Al apartar a la oligarquía del gobierno, Leguía buscó apoyo en una nueva plutocracia que se esmeró en crear (Burga y Flores Galindo 1981: 137) y en una burocracia que amplió considerablemente, integrando a ella a sectores mesocráticos; sin embargo, no modificó sustancialmente la estructura de la propiedad ni el modelo económico de la República Aristocrática. Las actividades principales siguieron siendo la agroexportación y la minería, y su gobierno continuó estimulando la inversión extranjera, aunque los capitales norteamericanos reemplazaron en gran medida a los ingleses que habían predominado en años anteriores. Una práctica de entonces fue que los mismos inversionistas asumieran la administración de las áreas en las que colocaban su dinero; el control de las aduanas, por ejemplo, pasó a manos de funcionarios de los bancos norteamericanos (Burga y Flores Galindo 1981: 137).

Leguía también fortaleció a las instituciones militares y policiales, lo que permitió al Estado “imponer una autoridad indiscutible” (Burga y Flores Galindo 1981: 138). No debe olvidarse, por otro lado, que, pese al funcionamiento del Parlamento durante el Oncenio, el origen del régimen era espurio, las elecciones de 1924 fueron una farsa, y la práctica del Ejecutivo no dejaba de ser autoritaria. Tanto en la primera como en la segunda fase, el gobierno practicó la detención y la expulsión del país de sus opositores políticos. Asimismo, estimuló la obsecuencia al Jefe de Estado de buena parte de la prensa, y encubrió una corrupción que tras su caída se reveló inmensa.

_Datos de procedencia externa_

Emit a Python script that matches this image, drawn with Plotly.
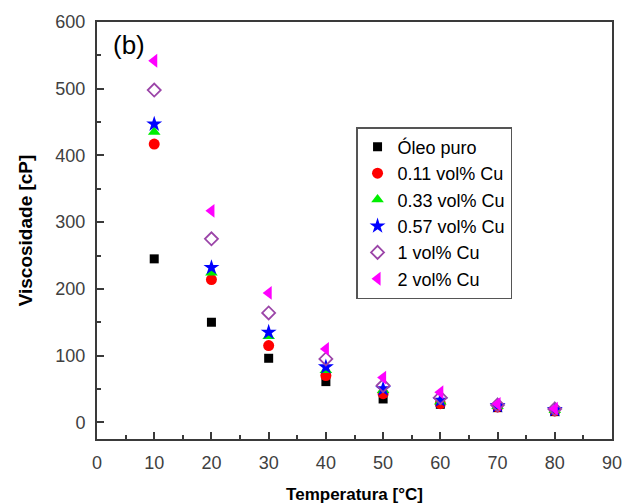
import plotly.graph_objects as go

# Viscosity of oil-based Cu nanofluids vs temperature
temperatura = [10, 20, 30, 40, 50, 60, 70, 80]

oleo_puro = [245, 150, 96, 61, 35, 27, 22, 16]
cu_011 = [417, 214, 115, 70, 43, 28, 23, 17]
cu_033 = [435, 224, 129, 78, 48, 31, 24, 18]
cu_057 = [447, 232, 135, 83, 50, 33, 25, 19]
cu_1 = [498, 275, 164, 95, 55, 37, 26, 20]
cu_2 = [542, 317, 194, 110, 67, 45, 27.5, 20.5]

series = [
    ("Óleo puro", oleo_puro, dict(symbol="square", size=9, color="#000000")),
    ("0.11 vol% Cu", cu_011, dict(symbol="circle", size=11, color="#ff0000")),
    ("0.33 vol% Cu", cu_033, dict(symbol="triangle-up", size=11, color="#00ee00")),
    ("0.57 vol% Cu", cu_057, dict(symbol="star", size=12, color="#0000ff")),
    ("1 vol% Cu", cu_1, dict(symbol="diamond-open", size=10, color="#9b45a8",
                             line=dict(width=1.8, color="#9b45a8"))),
    ("2 vol% Cu", cu_2, dict(symbol="triangle-left", size=12, color="#ff00ff")),
]

fig = go.Figure()
for name, vals, marker in series:
    fig.add_trace(go.Scatter(x=temperatura, y=vals, mode="markers", name=name,
                             marker=marker))

axis_common = dict(
    showline=True, linecolor="#3a3a3a", linewidth=2, mirror=True,
    ticks="inside", ticklen=7, tickwidth=1.5, tickcolor="#3a3a3a",
    showgrid=False, zeroline=False, automargin=False,
    tickfont=dict(family="Liberation Sans, Arial", size=18, color="#404040"),
)

fig.update_xaxes(
    range=[0, 90], dtick=10, tick0=0,
    minor=dict(ticks="inside", ticklen=4, dtick=5, tickcolor="#3a3a3a", tickwidth=1.5),
    ticklabelstandoff=6,
    title=dict(text="<b>Temperatura [°C]</b>", standoff=22,
               font=dict(family="Liberation Sans, Arial", size=17, color="#000000")),
    **axis_common,
)
fig.update_yaxes(
    range=[-25, 600], dtick=100, tick0=0,
    minor=dict(ticks="inside", ticklen=4, dtick=50, tickcolor="#3a3a3a", tickwidth=1.5),
    ticklabelstandoff=6,
    title=dict(text="<b>Viscosidade [cP]</b>", standoff=18,
               font=dict(family="Liberation Sans, Arial", size=19, color="#000000")),
    **axis_common,
)

fig.add_annotation(text="(b)", xref="paper", yref="paper", x=0.028, y=0.985,
                   xanchor="left", yanchor="top", showarrow=False,
                   font=dict(family="Liberation Sans, Arial", size=26, color="#000000"))

fig.update_layout(
    width=624, height=504,
    margin=dict(l=97, r=12, t=22, b=65),
    paper_bgcolor="white", plot_bgcolor="white",
    legend=dict(x=0.503, y=0.748, xanchor="left", yanchor="top",
                bordercolor="#555555", borderwidth=1.5, bgcolor="white",
                font=dict(family="Liberation Sans, Arial", size=18, color="#000000")),
    showlegend=True,
)

fig.write_html("out.html")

Los primeros años de la radiodifusión en el Perú son indesligables de las características señaladas del Oncenio. El gran interés de Leguía por la modernización fue coherente con el apoyo que brindó a la iniciativa de crear una estación de radio en Lima a mediados de la década de 1920. La radio, entonces, era signo de lo nuevo, y un gobierno que se preciaba de moderno no podía ignorarla. El afán por la construcción de caminos por parte del régimen reflejaba, además, la voluntad de conectar a un país todavía insuficientemente cohesionado y cuyas fronteras, inclusive, no se hallaban plenamente definidas por tratados internacionales (otra de las preocupaciones de Leguía fue, precisamente, firmar convenios limítrofes con los estados vecinos); no era extraño por tanto, desde esta perspectiva integradora, que un medio de comunicación, como la radio, capaz de enlazar a habitantes de diversas regiones, resultara seductor para el gobierno. Por otro lado, fiel a su política respecto al capital extranjero, el gobierno de Leguía entregó en un inicio (no sin fuerte resistencia de adversarios e incluso aliados políticos) la administración de la radiotelefonía a una empresa extranjera (la británica Marconi), aunque después permitiera que ella fuera asumida por una entidad nacional privada integrada por miembros de aquellos sectores cuyo ascenso político y económico se esmeró en estimular.